Monday, August 27, 2018

THE McCAIN RENAMING PROPOSAL - DINESH D'SOUZA, YOUR THOUGHTS?

Chuck Schumer wants to honor John McCain:
Sen. Chuck Schumer, D-New York, says he'll introduce a resolution to rename the Russell Senate Office Building in Washington for Sen. John McCain....

At a press conference in New York on Sunday, Schumer added that he "always felt that we could more appropriately name the Richard Russell Office building and John McCain was the perfect person for that." He said that McCain was an "antidote when he saw bigotry" and "put a dagger through its heart."

The building is currently named Sen. Richard Brevard Russell Jr., a Democrat from Georgia who served from 1933 to 1971....

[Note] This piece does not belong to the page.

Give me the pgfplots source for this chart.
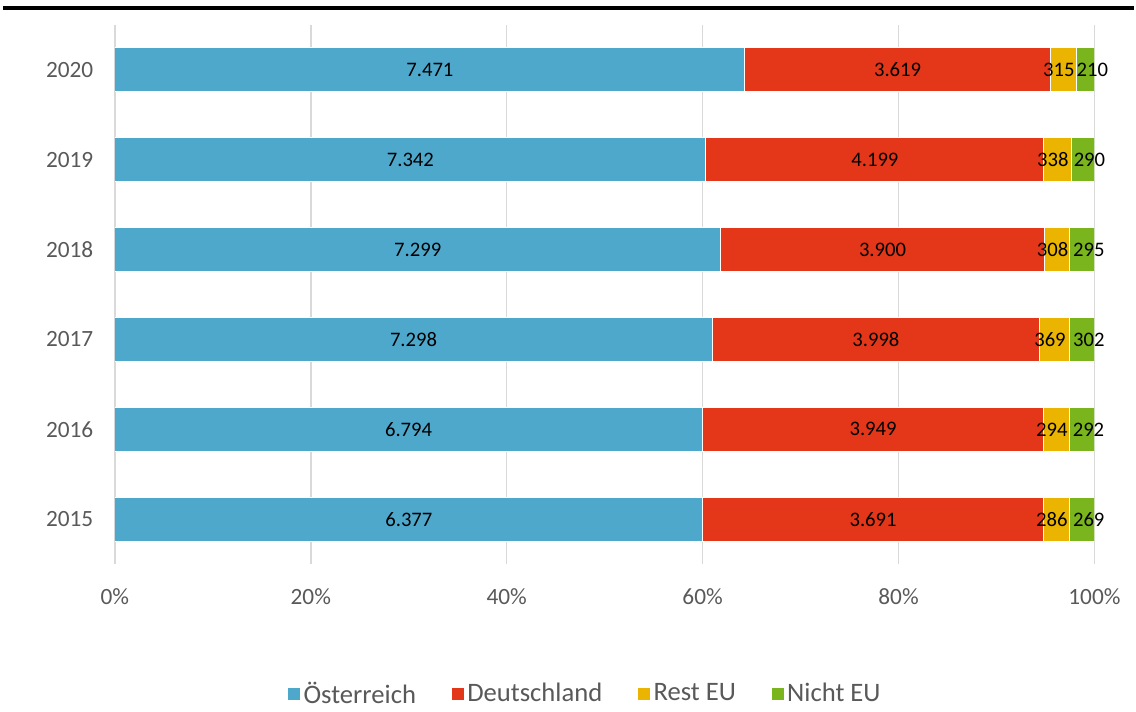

Russell, however, was as a leader of Southern opposition to the civil rights movement and an ardent supporter of segregation for decades. Russell often used parliamentary maneuvers to scuttle civil rights legislation like bills banning lynching and abolishing the poll tax, his Senate biography notes.
No comment so far from Dinesh D'Souza, whose well-remunerated trolling career is focused these days on arguing that Democrats remain the party of segregation and racism. I'm not sure how D'Souza would explain a proposal from a Democrat to strip a Democratic segregationist of this honor.

We're told the proposal has bipartisan support, though McCain's fellow Arizonan Jeff Flake, who's retiring, seems to be the only Republican who's publicly backed it. Mitch McConnell hasn't been heard from.

Talking Points Memo tells us that "it would be up to the Senate itself — without any input from the President, who made the late Arizona senator one of his more prominent foils — to decide on a re-naming." Would senators hesitate? According to a recent Fox poll, only 41% of rank-and-file Republicans have a favorable opinion of McCain (among Democrats, the number is 60%). And, of course, Republican voters loathe Schumer. Could you get primaried if you're a Republican and you vote for this? I'm guessing that the GOP voter base isn't quite that rabid -- but if the proposal stalls, I won't be surprised.